Ministers are poised to give the go-ahead to a cull of Britain's badgers in a bid to halt the growing spread of tuberculosis in cattle - with a significant gap remaining in the science behind the move.
After nearly 15 years of argument about the links between badgers and bovine TB, the Environment Secretary, Caroline Spelman, is expected to bow to farmers' demands and recommend a cull to Prime Minister David Cameron.
If the Prime Minister and his Cabinet agree to what will be an unpopular move with animal lovers, groups of farmers will be licensed to organise the shooting of badgers in selected areas in the West Country, the worst-affected region, where nearly a quarter of all cattle farms were hit by TB infections last year. Perhaps tens of thousands of badgers will be killed over four years.
It is widely accepted by scientists that badgers are a significant source of TB infection in cattle. But officials from the Department for Environment, Food and Rural Affairs (Defra) admit a significant unknown factor remains about the policy of "free-shooting" likely to be employed - that is, the shooting of free-roaming badgers by trained marksmen at night.
The problem is the phenomenon known as "perturbation" that would result from the shooting - where survivors of a partly-culled family group of badgers wander about the countryside, spreading TB as they go - and actually making the disease situation worse.

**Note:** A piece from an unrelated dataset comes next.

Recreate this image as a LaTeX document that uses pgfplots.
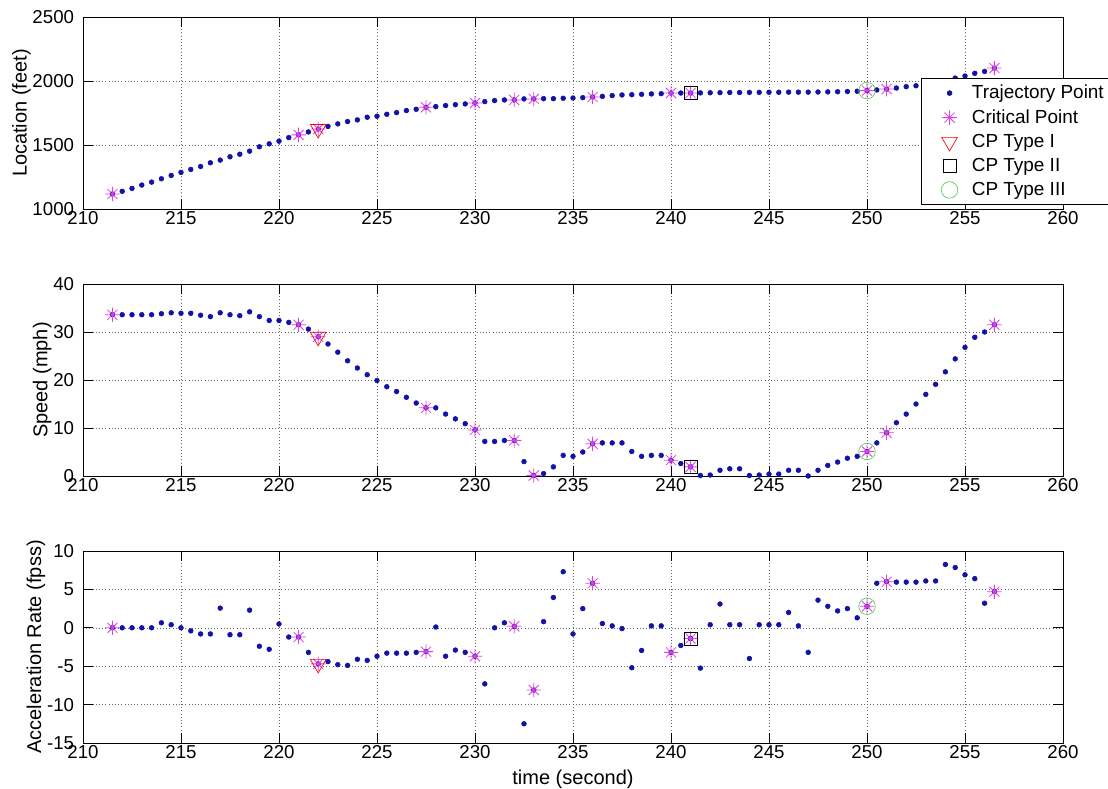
\documentclass[border=0pt]{standalone}
\usepackage{pgfplots}
\pgfplotsset{compat=1.18}
\usepackage{pgfplotstable}
\usepackage{fontspec}
\setmainfont{Liberation Sans}

\definecolor{dotblue}{rgb}{0.07,0.07,0.65}
\definecolor{cpmag}{rgb}{0.87,0.25,0.9}
\definecolor{cpgreen}{rgb}{0.35,0.8,0.35}

\pgfdeclareplotmark{mstar}{%
  \pgfpathmoveto{\pgfqpoint{-\pgfplotmarksize}{0pt}}\pgfpathlineto{\pgfqpoint{\pgfplotmarksize}{0pt}}%
  \pgfpathmoveto{\pgfqpoint{0pt}{-\pgfplotmarksize}}\pgfpathlineto{\pgfqpoint{0pt}{\pgfplotmarksize}}%
  \pgfpathmoveto{\pgfqpoint{-.7\pgfplotmarksize}{-.7\pgfplotmarksize}}\pgfpathlineto{\pgfqpoint{.7\pgfplotmarksize}{.7\pgfplotmarksize}}%
  \pgfpathmoveto{\pgfqpoint{-.7\pgfplotmarksize}{.7\pgfplotmarksize}}\pgfpathlineto{\pgfqpoint{.7\pgfplotmarksize}{-.7\pgfplotmarksize}}%
  \pgfusepathqstroke}

\pgfplotstableread{
t loc spd acc
211.5 1117 33.6 0
212 1138 33.6 0
212.5 1161 33.6 0
213 1187 33.6 0
213.5 1210 33.6 0
214 1236 33.8 0.65
214.5 1262 34.0 0.4
215 1286 33.9 0
215.5 1309 33.9 -0.4
216 1332 33.5 -0.8
216.5 1361 33.2 -0.8
217 1382 34.0 2.56
217.5 1408 33.6 -0.9
218 1428 33.4 -0.9
218.5 1452 34.2 2.3
219 1486 33.2 -2.4
219.5 1509 32.4 -2.8
220 1530 32.4 0.5
220.5 1558 32.0 -1.2
221 1579 31.5 -1.2
221.5 1602 30.6 -3.2
222 1625 29.0 -4.7
222.5 1645 27.5 -4.4
223 1665 25.8 -4.8
223.5 1683 24.0 -4.9
224 1696 22.5 -4.1
224.5 1717 21.1 -4.25
225 1725 19.9 -3.7
225.5 1740 18.6 -3.3
226 1753 17.6 -3.3
226.5 1769 16.4 -3.3
227 1779 15.2 -3.2
227.5 1795 14.2 -3.1
228 1800 14.2 0.1
228.5 1808 12.9 -3.7
229 1815 11.9 -2.9
229.5 1821 10.9 -3.2
230 1828 9.6 -3.7
230.5 1839 7.2 -7.3
231 1847 7.2 0
231.5 1852 7.4 0.65
232 1852 7.4 0.2
232.5 1860 3.0 -12.5
233 1860 0.1 -8.1
233.5 1862 0.5 0.8
234 1862 1.9 3.95
234.5 1865 4.3 7.3
235 1867 4.1 -0.8
235.5 1870 5.0 2.5
236 1875 6.7 5.8
236.5 1880 6.9 0.55
237 1886 6.9 0.25
237.5 1891 6.9 -0.1
238 1893 5.1 -5.2
238.5 1896 4.1 -2.95
239 1899 4.3 0.25
239.5 1901 4.3 0.25
240 1906 3.3 -3.2
240.5 1906 2.6 -2.3
241 1906 1.9 -1.4
241.5 1907 0.1 -5.25
242 1908 0.2 0.4
242.5 1909 1.2 3.1
243 1910 1.5 0.4
243.5 1910 1.5 0.4
244 1911 0.1 -4.0
244.5 1911 0.2 0.4
245 1912 0.4 0.4
245.5 1912 0.4 0.4
246 1913 1.2 2.0
246.5 1913 1.2 0.25
247 1913 0.0 -3.2
247.5 1914 1.2 3.6
248 1915 2.2 2.8
248.5 1916 2.9 2.2
249 1918 3.7 2.5
249.5 1920 4.1 1.3
250 1925 5.1 2.8
250.5 1930 6.9 5.8
251 1937 9.0 6.0
251.5 1945 11.1 5.95
252 1956 12.9 5.95
252.5 1963 15.0 5.95
253 1976 17.0 6.1
253.5 1987 19.1 6.1
254 2000 21.7 8.25
254.5 2023 24.4 7.85
255 2039 26.8 6.9
255.5 2060 28.9 6.4
256 2075 30.0 3.2
256.5 2101 31.5 4.7
}\traj

\pgfplotstableread{
t loc spd acc
211.5 1117 33.6 0
221 1579 31.5 -1.2
222 1625 29.0 -4.7
227.5 1795 14.2 -3.1
230 1828 9.6 -3.7
232 1852 7.4 0.2
233 1860 0.1 -8.1
236 1875 6.7 5.8
240 1906 3.3 -3.2
241 1906 1.9 -1.4
250 1925 5.1 2.8
251 1937 9.0 6.0
256.5 2101 31.5 4.7
}\crit

\pgfplotstableread{
t loc spd acc
222 1625 29.0 -4.7
}\typeone
\pgfplotstableread{
t loc spd acc
241 1906 1.9 -1.4
}\typetwo
\pgfplotstableread{
t loc spd acc
250 1925 5.1 2.8
}\typethree

\pgfplotsset{
  mpanel/.style={
    width=735pt, height=144pt, scale only axis,
    xmin=210, xmax=260, xtick={210,215,...,260},
    grid=major, major grid style={dotted, black!60},
    tick align=inside, major tick length=7.3pt,
    every tick/.style={black, line width=0.5pt},
    axis line style={line width=0.6pt},
    tick label style={font=\fontsize{14}{16}\selectfont},
    label style={font=\fontsize{15}{17}\selectfont},
    every axis y label/.append style={at={(ticklabel cs:0.5,-5.5pt)}},
    /pgf/number format/assume math mode=true,
    /pgf/number format/1000 sep={},
    xticklabel style={yshift=2pt},
    yticklabel style={xshift=-3.2pt},
    clip=false,
  },
  lgimg/.style={legend image code/.code={%
      \path (0pt,0pt) (26.5pt,0pt);
      \draw[##1,mark repeat=2,mark phase=2] plot coordinates {(0pt,0pt)(12pt,0pt)(26.5pt,0pt)};}},
  trj/.style={only marks, mark=*, mark size=1.8pt, color=dotblue, mark options={draw=dotblue, fill=dotblue}},
  crp/.style={only marks, mark=mstar, mark size=5.4pt, color=cpmag, mark options={line width=0.6pt}},
  t1/.style={only marks, mark=triangle, mark size=6.8pt, color=red, mark options={rotate=180, line width=0.5pt, fill=none}},
  t2/.style={only marks, mark=square, mark size=4.9pt, color=black, mark options={line width=0.5pt, fill=none}},
  t3/.style={only marks, mark=o, mark size=6.2pt, color=cpgreen, mark options={line width=0.5pt, fill=none}},
}

\begin{document}
\begin{tikzpicture}
\useasboundingbox (0,0) rectangle (831pt,591.75pt);

% Panel 1: Location
\begin{axis}[mpanel, at={(62.25pt,435pt)}, anchor=south west,
  ymin=1000, ymax=2500, ytick={1000,1500,2000,2500},
  ylabel={Location (feet)},
  legend style={at={(0.855,0.681)}, anchor=north west, draw=black, fill=white,
    font=\fontsize{14.2}{16}\selectfont, cells={anchor=west}, row sep=2.6pt,
    inner xsep=9pt, inner ysep=3pt, line width=0.5pt},
]
\addplot[trj, lgimg] table[x=t, y=loc] {\traj};
\addlegendentry{Trajectory Point}
\addplot[crp, lgimg] table[x=t, y=loc] {\crit};
\addlegendentry{Critical Point}
\addplot[t1, lgimg] table[x=t, y=loc] {\typeone};
\addlegendentry{CP Type I}
\addplot[t2, lgimg] table[x=t, y=loc] {\typetwo};
\addlegendentry{CP Type II}
\addplot[t3, lgimg] table[x=t, y=loc] {\typethree};
\addlegendentry{CP Type III}
\end{axis}

% Panel 2: Speed
\begin{axis}[mpanel, at={(62.25pt,234.75pt)}, anchor=south west,
  ymin=0, ymax=40, ytick={0,10,20,30,40},
  ylabel={Speed (mph)},
]
\addplot[trj] table[x=t, y=spd] {\traj};
\addplot[crp] table[x=t, y=spd] {\crit};
\addplot[t1] table[x=t, y=spd] {\typeone};
\addplot[t2] table[x=t, y=spd] {\typetwo};
\addplot[t3] table[x=t, y=spd] {\typethree};
\end{axis}

% Panel 3: Acceleration
\begin{axis}[mpanel, at={(62.25pt,34.5pt)}, anchor=south west,
  ymin=-15, ymax=10, ytick={-15,-10,-5,0,5,10},
  ylabel={Acceleration Rate (fpss)},
  xlabel={time (second)},
  xlabel style={yshift=-2pt},
]
\addplot[trj] table[x=t, y=acc] {\traj};
\addplot[crp] table[x=t, y=acc] {\crit};
\addplot[t1] table[x=t, y=acc] {\typeone};
\addplot[t2] table[x=t, y=acc] {\typetwo};
\addplot[t3] table[x=t, y=acc] {\typethree};
\end{axis}
\end{tikzpicture}
\end{document}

This was discovered in the decade-long badger culling trials run by the Government, which caused them to be abandoned. Subsequent research showed, Defra officials say, the "perturbation effect" diminished
but this was only with the technique used in the trials - shooting badgers after they had been trapped in cages. Cage-trapping and shooting costs about 2500 ($4850) a square kilometre a year, as opposed to about 200 for free-shooting.